- _RECORDS FOR THIS TASK_
⁂

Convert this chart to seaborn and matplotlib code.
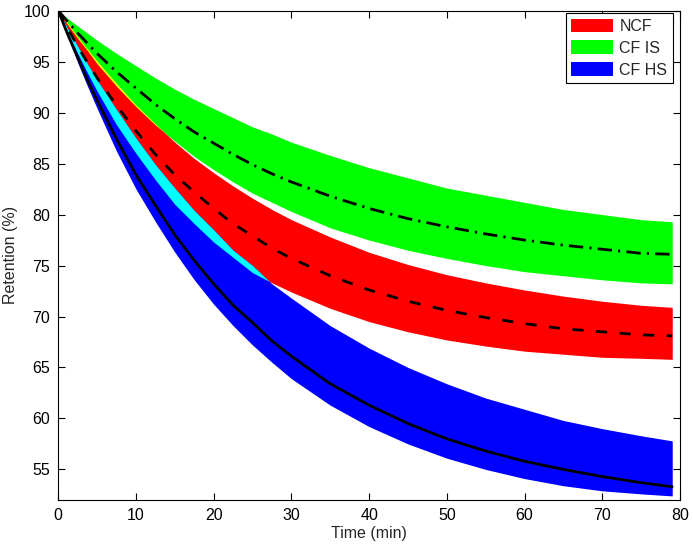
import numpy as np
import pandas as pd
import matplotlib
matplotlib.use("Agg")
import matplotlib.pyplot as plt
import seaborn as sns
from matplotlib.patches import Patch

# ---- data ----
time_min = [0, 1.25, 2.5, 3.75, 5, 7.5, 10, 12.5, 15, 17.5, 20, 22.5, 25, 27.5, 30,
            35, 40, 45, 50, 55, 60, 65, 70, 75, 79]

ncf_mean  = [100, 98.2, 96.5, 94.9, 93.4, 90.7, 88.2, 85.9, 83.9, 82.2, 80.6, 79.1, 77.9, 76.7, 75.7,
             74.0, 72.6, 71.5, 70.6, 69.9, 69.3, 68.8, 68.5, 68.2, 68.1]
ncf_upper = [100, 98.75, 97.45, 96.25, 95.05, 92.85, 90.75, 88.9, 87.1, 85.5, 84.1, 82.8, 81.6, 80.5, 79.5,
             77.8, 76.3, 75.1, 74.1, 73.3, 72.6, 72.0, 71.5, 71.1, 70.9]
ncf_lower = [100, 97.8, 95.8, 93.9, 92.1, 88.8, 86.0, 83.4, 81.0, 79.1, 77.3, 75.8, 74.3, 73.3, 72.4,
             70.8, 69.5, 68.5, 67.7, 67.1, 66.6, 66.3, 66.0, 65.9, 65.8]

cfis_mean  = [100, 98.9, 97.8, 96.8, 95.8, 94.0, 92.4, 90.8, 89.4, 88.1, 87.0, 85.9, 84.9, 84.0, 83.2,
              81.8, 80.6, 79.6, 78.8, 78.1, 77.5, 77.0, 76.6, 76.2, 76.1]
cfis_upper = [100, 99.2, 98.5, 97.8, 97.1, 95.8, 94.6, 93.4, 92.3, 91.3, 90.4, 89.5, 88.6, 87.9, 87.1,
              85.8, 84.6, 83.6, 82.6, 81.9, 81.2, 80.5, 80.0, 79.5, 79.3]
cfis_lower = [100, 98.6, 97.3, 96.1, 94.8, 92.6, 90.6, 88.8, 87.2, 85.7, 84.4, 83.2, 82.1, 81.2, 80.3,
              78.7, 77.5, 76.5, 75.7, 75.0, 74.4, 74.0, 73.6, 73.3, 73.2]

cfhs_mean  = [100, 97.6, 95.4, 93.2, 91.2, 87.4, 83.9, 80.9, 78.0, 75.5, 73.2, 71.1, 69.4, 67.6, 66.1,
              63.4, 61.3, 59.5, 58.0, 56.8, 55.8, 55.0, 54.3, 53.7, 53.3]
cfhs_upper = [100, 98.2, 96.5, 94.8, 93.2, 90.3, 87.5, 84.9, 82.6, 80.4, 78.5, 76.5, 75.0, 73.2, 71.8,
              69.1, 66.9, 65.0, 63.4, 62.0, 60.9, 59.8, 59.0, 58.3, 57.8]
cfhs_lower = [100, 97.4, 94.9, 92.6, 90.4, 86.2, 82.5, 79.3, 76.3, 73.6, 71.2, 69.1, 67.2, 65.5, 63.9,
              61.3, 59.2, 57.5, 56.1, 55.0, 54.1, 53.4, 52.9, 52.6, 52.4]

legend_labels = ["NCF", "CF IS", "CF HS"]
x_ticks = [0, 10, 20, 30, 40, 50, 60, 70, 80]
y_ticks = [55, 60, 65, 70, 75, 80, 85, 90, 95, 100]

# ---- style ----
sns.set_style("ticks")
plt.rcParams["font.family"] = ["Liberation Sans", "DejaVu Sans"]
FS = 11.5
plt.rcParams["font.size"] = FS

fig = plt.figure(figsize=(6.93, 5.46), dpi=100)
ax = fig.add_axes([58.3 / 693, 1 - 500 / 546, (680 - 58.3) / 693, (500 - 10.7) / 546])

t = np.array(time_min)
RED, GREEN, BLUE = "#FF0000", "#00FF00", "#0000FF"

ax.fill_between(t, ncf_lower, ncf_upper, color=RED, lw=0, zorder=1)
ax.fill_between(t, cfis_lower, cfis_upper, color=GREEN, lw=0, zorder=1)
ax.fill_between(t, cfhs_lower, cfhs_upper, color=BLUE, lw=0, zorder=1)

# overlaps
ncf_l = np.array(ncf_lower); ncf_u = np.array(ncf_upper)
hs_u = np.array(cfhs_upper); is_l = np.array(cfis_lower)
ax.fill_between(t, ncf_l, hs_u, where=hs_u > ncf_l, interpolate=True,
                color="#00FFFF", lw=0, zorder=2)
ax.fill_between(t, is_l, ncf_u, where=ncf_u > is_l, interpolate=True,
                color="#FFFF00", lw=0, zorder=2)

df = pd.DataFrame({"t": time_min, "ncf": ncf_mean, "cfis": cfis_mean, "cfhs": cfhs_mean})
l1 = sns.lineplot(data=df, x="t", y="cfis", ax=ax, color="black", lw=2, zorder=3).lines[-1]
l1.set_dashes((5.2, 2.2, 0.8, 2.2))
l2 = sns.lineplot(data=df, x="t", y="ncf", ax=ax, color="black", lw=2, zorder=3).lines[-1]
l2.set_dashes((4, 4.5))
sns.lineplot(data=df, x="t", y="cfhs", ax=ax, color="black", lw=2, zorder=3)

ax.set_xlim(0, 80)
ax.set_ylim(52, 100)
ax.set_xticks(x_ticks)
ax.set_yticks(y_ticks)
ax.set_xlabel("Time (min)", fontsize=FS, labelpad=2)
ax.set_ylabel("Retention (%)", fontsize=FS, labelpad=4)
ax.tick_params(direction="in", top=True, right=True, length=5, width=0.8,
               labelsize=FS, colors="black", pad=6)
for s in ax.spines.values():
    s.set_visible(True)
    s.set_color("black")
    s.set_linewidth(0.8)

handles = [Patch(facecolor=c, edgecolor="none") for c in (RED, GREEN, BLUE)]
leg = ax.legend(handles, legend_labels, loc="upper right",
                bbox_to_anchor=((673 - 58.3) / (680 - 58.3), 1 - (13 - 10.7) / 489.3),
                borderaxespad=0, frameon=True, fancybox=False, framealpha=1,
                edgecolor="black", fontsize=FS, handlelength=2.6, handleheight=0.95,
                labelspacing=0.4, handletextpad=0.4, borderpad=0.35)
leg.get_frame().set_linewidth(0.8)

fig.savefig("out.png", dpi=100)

⁂

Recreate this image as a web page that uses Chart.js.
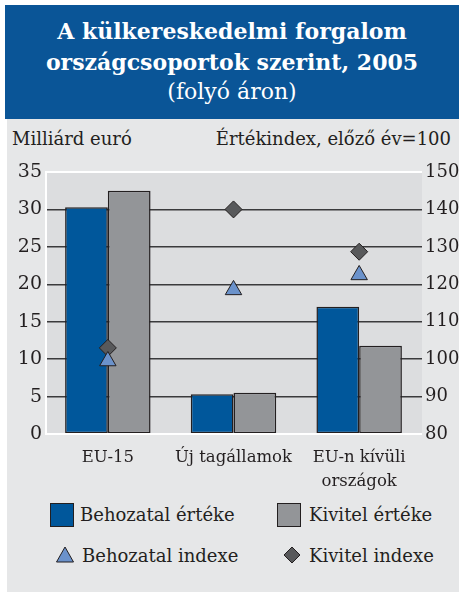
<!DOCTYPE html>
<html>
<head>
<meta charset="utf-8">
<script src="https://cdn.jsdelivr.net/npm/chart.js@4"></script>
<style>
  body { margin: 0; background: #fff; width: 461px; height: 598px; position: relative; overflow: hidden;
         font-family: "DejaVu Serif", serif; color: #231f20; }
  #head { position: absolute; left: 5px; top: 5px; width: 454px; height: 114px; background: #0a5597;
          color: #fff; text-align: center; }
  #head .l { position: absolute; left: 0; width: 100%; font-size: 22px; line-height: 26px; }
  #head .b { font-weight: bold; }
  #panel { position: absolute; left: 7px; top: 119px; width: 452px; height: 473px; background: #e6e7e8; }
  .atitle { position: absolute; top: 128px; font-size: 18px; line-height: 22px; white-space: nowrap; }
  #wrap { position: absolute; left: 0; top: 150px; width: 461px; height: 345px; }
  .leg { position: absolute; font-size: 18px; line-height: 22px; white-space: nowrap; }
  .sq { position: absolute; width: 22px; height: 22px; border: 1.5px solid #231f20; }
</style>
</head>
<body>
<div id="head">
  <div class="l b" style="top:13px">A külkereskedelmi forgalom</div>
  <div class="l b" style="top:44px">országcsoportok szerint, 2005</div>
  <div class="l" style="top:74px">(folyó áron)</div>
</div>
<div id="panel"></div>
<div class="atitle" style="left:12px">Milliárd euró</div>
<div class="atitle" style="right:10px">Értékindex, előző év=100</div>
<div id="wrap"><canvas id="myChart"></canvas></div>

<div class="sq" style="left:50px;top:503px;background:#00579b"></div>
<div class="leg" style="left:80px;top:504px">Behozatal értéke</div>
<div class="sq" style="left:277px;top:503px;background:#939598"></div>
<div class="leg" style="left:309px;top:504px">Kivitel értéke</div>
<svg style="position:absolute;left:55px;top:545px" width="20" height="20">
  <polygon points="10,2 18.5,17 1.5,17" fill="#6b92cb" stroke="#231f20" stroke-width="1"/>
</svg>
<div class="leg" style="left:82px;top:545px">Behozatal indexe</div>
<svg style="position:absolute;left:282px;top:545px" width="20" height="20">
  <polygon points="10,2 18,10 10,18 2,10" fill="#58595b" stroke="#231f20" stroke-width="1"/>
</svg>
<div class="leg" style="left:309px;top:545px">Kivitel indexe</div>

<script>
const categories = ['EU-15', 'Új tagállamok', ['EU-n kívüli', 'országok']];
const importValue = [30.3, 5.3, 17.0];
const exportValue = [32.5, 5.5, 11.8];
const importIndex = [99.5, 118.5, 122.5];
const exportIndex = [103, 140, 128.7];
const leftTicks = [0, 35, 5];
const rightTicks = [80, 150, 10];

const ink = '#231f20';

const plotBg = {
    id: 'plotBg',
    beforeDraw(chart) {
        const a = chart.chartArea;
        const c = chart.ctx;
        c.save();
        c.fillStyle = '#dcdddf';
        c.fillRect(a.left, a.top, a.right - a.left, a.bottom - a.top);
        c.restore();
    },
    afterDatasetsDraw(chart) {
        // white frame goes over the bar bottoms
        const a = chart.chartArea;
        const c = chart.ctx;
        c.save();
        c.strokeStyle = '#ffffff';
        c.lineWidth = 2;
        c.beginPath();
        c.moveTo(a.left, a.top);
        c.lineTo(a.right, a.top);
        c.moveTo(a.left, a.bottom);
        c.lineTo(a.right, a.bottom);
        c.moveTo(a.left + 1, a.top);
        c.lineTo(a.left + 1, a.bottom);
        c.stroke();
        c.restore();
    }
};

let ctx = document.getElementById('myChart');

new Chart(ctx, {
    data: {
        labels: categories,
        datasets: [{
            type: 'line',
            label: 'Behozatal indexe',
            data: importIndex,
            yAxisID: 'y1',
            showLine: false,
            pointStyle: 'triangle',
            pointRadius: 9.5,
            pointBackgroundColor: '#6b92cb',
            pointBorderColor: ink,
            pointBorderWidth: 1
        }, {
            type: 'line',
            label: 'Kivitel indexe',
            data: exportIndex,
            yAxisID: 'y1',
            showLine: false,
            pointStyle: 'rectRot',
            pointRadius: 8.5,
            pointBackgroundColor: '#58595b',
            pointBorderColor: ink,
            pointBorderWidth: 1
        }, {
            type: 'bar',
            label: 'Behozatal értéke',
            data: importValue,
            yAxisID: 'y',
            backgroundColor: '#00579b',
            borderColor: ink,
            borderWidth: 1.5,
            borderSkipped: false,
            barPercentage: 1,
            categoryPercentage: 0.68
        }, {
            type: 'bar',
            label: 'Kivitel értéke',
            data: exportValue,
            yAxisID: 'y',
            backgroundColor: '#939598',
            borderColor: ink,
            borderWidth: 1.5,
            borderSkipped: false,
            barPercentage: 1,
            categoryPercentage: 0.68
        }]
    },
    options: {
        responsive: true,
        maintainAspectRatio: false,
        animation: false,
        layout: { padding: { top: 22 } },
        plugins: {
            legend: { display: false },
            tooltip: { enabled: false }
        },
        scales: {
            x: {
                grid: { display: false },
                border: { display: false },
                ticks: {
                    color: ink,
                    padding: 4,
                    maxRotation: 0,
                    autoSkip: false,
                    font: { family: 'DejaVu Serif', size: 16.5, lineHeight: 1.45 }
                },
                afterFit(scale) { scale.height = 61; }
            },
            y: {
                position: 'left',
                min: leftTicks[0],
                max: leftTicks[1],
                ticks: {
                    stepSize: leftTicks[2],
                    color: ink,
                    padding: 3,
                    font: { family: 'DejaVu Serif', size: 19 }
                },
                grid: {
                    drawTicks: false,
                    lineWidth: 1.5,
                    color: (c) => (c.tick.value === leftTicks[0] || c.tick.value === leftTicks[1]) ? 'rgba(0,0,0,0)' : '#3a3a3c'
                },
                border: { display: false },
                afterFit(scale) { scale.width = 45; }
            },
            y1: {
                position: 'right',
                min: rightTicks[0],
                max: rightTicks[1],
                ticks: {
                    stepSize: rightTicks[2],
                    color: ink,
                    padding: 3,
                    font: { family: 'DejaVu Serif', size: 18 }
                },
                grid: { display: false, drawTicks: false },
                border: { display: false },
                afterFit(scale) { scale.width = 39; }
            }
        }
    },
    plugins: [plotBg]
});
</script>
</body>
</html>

⁂

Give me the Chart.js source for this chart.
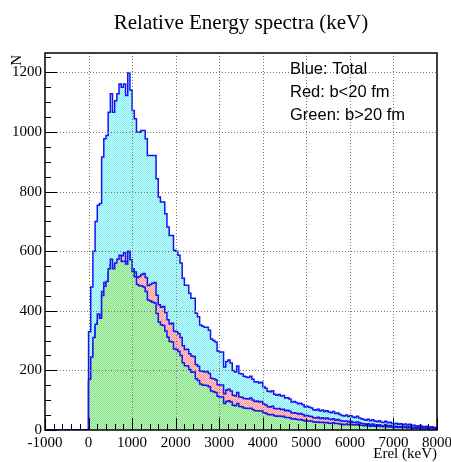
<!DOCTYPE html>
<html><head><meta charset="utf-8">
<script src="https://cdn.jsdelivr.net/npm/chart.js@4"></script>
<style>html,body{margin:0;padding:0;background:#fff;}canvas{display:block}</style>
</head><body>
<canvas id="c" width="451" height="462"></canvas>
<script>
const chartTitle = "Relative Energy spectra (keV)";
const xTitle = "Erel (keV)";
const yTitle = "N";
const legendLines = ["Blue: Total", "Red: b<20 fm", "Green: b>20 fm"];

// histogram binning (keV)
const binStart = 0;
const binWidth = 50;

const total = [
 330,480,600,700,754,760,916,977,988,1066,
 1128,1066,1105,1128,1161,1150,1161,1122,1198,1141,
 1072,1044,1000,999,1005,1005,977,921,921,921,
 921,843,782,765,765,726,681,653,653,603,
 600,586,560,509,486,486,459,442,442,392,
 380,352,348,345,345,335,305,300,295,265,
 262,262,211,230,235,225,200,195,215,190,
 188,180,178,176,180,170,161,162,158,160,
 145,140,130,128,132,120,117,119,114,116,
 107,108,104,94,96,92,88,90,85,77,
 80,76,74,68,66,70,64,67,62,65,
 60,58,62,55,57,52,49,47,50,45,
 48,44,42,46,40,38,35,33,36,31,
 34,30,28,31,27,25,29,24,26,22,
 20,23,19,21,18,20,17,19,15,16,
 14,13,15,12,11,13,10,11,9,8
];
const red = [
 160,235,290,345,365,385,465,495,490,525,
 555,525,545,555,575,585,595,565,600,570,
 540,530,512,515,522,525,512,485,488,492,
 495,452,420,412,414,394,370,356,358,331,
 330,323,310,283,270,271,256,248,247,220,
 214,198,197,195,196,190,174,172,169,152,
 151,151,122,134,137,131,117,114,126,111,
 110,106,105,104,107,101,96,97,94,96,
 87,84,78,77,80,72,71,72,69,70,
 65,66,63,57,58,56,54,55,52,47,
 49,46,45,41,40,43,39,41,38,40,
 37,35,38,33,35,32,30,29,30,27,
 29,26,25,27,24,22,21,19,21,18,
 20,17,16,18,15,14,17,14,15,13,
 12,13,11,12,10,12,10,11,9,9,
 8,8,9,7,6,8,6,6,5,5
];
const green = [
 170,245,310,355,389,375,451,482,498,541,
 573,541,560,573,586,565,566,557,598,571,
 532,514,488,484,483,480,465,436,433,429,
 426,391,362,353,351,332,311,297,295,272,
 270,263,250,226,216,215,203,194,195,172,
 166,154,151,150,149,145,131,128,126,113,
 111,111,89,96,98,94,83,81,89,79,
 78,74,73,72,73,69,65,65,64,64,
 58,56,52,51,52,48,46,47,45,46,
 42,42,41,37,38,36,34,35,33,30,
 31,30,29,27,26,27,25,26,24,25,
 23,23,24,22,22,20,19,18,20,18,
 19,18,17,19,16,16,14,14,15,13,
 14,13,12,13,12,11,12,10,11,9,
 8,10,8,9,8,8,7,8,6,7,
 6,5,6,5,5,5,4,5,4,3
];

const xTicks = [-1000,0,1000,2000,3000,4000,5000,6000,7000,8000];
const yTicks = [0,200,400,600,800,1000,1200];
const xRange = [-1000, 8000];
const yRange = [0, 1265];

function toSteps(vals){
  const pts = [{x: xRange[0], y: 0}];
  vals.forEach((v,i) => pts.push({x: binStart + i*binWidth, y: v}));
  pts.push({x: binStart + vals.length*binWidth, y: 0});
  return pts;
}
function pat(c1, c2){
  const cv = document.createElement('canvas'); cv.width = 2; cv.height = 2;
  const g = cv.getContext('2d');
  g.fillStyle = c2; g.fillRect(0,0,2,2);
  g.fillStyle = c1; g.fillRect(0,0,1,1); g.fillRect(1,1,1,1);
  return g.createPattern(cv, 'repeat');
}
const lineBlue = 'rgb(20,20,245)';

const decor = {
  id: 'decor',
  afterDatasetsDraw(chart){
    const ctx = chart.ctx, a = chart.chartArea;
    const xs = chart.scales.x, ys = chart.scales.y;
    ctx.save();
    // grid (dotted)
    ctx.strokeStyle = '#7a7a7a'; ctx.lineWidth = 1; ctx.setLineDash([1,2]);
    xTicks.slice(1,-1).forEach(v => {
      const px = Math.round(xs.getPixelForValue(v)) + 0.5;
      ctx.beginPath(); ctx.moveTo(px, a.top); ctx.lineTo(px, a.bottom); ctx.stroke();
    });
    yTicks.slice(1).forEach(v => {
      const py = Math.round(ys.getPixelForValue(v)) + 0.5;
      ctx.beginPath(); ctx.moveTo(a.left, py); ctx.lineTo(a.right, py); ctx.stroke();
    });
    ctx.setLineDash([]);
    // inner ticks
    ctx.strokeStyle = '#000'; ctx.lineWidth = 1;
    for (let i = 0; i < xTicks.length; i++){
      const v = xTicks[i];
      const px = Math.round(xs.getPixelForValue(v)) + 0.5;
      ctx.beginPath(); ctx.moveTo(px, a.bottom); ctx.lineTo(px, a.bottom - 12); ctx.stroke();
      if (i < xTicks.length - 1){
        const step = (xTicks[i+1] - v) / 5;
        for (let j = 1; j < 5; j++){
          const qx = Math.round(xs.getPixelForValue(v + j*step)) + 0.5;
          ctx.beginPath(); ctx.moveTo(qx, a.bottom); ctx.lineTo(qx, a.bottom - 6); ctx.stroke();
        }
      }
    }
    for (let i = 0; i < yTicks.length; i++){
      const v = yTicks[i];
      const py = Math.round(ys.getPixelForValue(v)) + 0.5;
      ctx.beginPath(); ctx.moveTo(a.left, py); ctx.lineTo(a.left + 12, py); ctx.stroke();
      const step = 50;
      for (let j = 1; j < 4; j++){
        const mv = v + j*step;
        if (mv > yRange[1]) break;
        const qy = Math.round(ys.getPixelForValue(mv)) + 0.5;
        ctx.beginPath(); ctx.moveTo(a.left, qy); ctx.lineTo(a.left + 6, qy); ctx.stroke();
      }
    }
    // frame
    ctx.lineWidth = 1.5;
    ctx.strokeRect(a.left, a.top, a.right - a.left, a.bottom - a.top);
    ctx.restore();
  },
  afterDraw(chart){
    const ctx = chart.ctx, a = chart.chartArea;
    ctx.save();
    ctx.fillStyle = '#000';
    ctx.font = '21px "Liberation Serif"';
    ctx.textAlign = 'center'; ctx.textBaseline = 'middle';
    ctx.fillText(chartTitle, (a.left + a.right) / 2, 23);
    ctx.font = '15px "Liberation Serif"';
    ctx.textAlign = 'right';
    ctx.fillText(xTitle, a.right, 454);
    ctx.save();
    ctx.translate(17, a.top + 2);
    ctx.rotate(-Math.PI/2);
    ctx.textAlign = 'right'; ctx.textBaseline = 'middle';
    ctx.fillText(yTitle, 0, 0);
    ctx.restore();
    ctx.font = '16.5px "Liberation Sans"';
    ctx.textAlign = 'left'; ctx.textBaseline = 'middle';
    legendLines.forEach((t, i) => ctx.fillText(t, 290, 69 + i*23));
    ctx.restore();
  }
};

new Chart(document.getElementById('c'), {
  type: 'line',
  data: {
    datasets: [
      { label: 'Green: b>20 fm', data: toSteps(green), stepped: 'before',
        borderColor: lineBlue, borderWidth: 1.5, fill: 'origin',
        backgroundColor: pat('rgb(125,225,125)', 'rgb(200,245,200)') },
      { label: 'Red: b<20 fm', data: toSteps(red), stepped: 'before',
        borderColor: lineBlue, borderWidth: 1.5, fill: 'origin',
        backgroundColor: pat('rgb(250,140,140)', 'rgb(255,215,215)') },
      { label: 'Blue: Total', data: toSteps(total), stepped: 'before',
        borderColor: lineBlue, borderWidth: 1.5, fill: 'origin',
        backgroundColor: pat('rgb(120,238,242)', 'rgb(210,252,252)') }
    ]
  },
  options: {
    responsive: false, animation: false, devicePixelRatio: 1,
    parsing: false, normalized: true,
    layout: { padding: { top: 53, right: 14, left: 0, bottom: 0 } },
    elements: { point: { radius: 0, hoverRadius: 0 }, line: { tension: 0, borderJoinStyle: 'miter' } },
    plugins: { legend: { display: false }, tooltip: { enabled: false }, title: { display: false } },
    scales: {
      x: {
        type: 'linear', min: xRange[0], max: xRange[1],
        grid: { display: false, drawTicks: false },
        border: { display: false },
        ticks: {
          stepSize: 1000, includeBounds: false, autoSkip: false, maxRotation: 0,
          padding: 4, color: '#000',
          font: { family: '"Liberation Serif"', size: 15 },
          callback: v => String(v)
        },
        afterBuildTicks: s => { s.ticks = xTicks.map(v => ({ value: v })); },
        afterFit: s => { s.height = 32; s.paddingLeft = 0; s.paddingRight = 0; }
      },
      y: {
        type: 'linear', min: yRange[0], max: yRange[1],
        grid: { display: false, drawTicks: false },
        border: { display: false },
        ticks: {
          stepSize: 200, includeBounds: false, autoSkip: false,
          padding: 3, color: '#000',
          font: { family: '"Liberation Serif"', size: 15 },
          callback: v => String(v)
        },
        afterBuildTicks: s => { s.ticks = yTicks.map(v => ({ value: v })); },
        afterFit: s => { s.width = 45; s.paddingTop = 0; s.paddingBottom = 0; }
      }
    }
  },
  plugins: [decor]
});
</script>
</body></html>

⁂

With the pictures removed from your copy, retype the lines above from the one that contains "Convert this chart" through the one that contains "35, 40, 45, 50, 55, 60, 65, 70, 75, 79]", exactly.

Convert this chart to seaborn and matplotlib code.
import numpy as np
import pandas as pd
import matplotlib
matplotlib.use("Agg")
import matplotlib.pyplot as plt
import seaborn as sns
from matplotlib.patches import Patch

# ---- data ----
time_min = [0, 1.25, 2.5, 3.75, 5, 7.5, 10, 12.5, 15, 17.5, 20, 22.5, 25, 27.5, 30,
            35, 40, 45, 50, 55, 60, 65, 70, 75, 79]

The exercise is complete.